__WRITTEN REQUEST__
Produce a word-for-word copy of the listing below without its pictures.

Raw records
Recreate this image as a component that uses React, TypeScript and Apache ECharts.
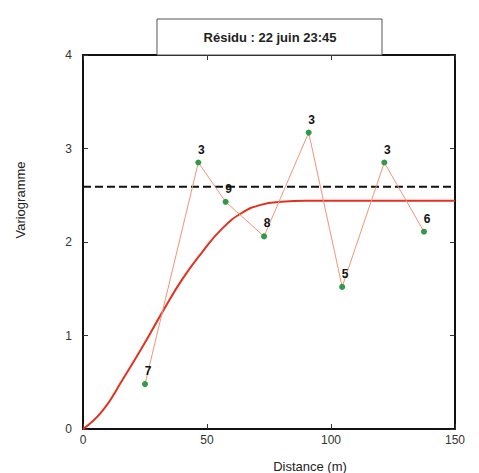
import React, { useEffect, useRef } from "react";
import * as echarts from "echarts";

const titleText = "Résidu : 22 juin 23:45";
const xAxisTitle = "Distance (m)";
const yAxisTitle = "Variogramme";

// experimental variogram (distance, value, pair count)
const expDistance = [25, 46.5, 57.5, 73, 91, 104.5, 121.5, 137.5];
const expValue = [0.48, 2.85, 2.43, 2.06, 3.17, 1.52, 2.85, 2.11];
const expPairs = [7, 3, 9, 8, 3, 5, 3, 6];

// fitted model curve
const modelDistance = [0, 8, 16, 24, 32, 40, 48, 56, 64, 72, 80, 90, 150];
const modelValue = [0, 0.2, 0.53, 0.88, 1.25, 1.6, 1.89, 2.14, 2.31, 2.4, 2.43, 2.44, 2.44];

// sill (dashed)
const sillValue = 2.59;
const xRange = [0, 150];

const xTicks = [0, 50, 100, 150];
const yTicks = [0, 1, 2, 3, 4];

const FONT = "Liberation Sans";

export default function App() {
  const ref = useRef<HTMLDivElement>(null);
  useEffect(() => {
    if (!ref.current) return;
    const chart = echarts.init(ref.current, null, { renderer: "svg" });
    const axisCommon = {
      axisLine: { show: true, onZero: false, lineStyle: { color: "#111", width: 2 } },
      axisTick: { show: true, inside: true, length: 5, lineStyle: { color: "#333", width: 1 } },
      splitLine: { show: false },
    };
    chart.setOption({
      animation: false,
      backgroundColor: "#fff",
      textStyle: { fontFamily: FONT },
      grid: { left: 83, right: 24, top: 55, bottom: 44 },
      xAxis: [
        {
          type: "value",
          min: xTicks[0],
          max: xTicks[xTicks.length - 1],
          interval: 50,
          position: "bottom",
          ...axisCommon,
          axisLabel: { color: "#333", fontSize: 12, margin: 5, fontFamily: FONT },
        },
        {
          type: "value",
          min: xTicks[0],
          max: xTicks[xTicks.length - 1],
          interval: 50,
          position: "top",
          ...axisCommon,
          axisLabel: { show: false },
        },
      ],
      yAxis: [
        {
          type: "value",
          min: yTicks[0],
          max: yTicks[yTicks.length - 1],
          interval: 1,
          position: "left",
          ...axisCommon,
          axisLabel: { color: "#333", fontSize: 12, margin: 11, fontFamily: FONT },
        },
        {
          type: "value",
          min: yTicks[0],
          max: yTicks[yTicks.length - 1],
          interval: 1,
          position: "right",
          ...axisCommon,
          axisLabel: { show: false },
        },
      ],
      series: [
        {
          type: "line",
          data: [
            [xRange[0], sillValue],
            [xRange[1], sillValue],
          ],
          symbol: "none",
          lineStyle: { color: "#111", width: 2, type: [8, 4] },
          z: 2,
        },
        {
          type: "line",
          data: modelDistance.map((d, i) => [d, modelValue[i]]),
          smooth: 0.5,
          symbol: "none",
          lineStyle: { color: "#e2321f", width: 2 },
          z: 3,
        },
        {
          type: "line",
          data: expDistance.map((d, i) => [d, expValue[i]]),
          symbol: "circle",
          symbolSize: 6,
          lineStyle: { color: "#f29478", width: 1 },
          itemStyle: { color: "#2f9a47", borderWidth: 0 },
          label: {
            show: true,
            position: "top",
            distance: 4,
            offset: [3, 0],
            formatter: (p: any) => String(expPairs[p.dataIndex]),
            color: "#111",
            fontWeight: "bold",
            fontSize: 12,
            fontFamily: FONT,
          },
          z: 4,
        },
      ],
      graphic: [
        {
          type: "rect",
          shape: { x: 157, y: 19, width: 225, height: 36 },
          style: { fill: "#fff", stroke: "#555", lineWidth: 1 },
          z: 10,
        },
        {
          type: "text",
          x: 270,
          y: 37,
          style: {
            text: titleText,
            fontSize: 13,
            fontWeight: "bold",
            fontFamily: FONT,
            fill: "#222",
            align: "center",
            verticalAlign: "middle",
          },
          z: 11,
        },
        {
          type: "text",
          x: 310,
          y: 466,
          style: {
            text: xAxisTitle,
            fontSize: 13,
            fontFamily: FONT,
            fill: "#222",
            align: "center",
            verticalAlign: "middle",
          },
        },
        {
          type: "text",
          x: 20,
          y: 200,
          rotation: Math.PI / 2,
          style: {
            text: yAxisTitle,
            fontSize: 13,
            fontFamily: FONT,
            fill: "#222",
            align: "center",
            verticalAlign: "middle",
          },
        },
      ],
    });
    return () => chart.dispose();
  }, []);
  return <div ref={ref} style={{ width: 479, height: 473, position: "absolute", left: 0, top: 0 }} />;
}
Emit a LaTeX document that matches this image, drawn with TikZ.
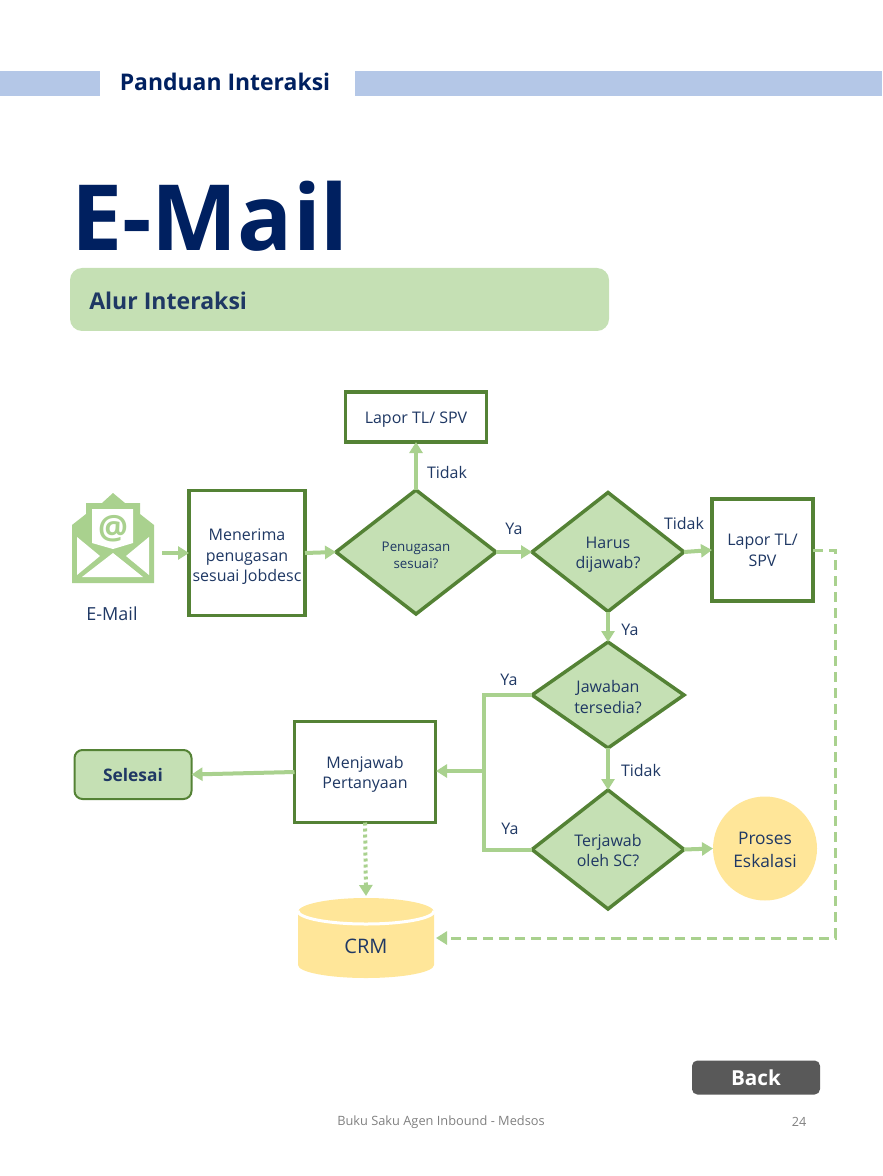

__FINAL ANSWER__
Recreate this image as a component that uses React, TypeScript and Apache ECharts.
import React, { useEffect, useRef } from "react";
import * as echarts from "echarts";

const titleText = "Résidu : 22 juin 23:45";
const xAxisTitle = "Distance (m)";
const yAxisTitle = "Variogramme";

// experimental variogram (distance, value, pair count)
const expDistance = [25, 46.5, 57.5, 73, 91, 104.5, 121.5, 137.5];
const expValue = [0.48, 2.85, 2.43, 2.06, 3.17, 1.52, 2.85, 2.11];
const expPairs = [7, 3, 9, 8, 3, 5, 3, 6];

// fitted model curve
const modelDistance = [0, 8, 16, 24, 32, 40, 48, 56, 64, 72, 80, 90, 150];
const modelValue = [0, 0.2, 0.53, 0.88, 1.25, 1.6, 1.89, 2.14, 2.31, 2.4, 2.43, 2.44, 2.44];

// sill (dashed)
const sillValue = 2.59;
const xRange = [0, 150];

const xTicks = [0, 50, 100, 150];
const yTicks = [0, 1, 2, 3, 4];

const FONT = "Liberation Sans";

export default function App() {
  const ref = useRef<HTMLDivElement>(null);
  useEffect(() => {
    if (!ref.current) return;
    const chart = echarts.init(ref.current, null, { renderer: "svg" });
    const axisCommon = {
      axisLine: { show: true, onZero: false, lineStyle: { color: "#111", width: 2 } },
      axisTick: { show: true, inside: true, length: 5, lineStyle: { color: "#333", width: 1 } },
      splitLine: { show: false },
    };
    chart.setOption({
      animation: false,
      backgroundColor: "#fff",
      textStyle: { fontFamily: FONT },
      grid: { left: 83, right: 24, top: 55, bottom: 44 },
      xAxis: [
        {
          type: "value",
          min: xTicks[0],
          max: xTicks[xTicks.length - 1],
          interval: 50,
          position: "bottom",
          ...axisCommon,
          axisLabel: { color: "#333", fontSize: 12, margin: 5, fontFamily: FONT },
        },
        {
          type: "value",
          min: xTicks[0],
          max: xTicks[xTicks.length - 1],
          interval: 50,
          position: "top",
          ...axisCommon,
          axisLabel: { show: false },
        },
      ],
      yAxis: [
        {
          type: "value",
          min: yTicks[0],
          max: yTicks[yTicks.length - 1],
          interval: 1,
          position: "left",
          ...axisCommon,
          axisLabel: { color: "#333", fontSize: 12, margin: 11, fontFamily: FONT },
        },
        {
          type: "value",
          min: yTicks[0],
          max: yTicks[yTicks.length - 1],
          interval: 1,
          position: "right",
          ...axisCommon,
          axisLabel: { show: false },
        },
      ],
      series: [
        {
          type: "line",
          data: [
            [xRange[0], sillValue],
            [xRange[1], sillValue],
          ],
          symbol: "none",
          lineStyle: { color: "#111", width: 2, type: [8, 4] },
          z: 2,
        },
        {
          type: "line",
          data: modelDistance.map((d, i) => [d, modelValue[i]]),
          smooth: 0.5,
          symbol: "none",
          lineStyle: { color: "#e2321f", width: 2 },
          z: 3,
        },
        {
          type: "line",
          data: expDistance.map((d, i) => [d, expValue[i]]),
          symbol: "circle",
          symbolSize: 6,
          lineStyle: { color: "#f29478", width: 1 },
          itemStyle: { color: "#2f9a47", borderWidth: 0 },
          label: {
            show: true,
            position: "top",
            distance: 4,
            offset: [3, 0],
            formatter: (p: any) => String(expPairs[p.dataIndex]),
            color: "#111",
            fontWeight: "bold",
            fontSize: 12,
            fontFamily: FONT,
          },
          z: 4,
        },
      ],
      graphic: [
        {
          type: "rect",
          shape: { x: 157, y: 19, width: 225, height: 36 },
          style: { fill: "#fff", stroke: "#555", lineWidth: 1 },
          z: 10,
        },
        {
          type: "text",
          x: 270,
          y: 37,
          style: {
            text: titleText,
            fontSize: 13,
            fontWeight: "bold",
            fontFamily: FONT,
            fill: "#222",
            align: "center",
            verticalAlign: "middle",
          },
          z: 11,
        },
        {
          type: "text",
          x: 310,
          y: 466,
          style: {
            text: xAxisTitle,
            fontSize: 13,
            fontFamily: FONT,
            fill: "#222",
            align: "center",
            verticalAlign: "middle",
          },
        },
        {
          type: "text",
          x: 20,
          y: 200,
          rotation: Math.PI / 2,
          style: {
            text: yAxisTitle,
            fontSize: 13,
            fontFamily: FONT,
            fill: "#222",
            align: "center",
            verticalAlign: "middle",
          },
        },
      ],
    });
    return () => chart.dispose();
  }, []);
  return <div ref={ref} style={{ width: 479, height: 473, position: "absolute", left: 0, top: 0 }} />;
}
Emit a LaTeX document that matches this image, drawn with TikZ.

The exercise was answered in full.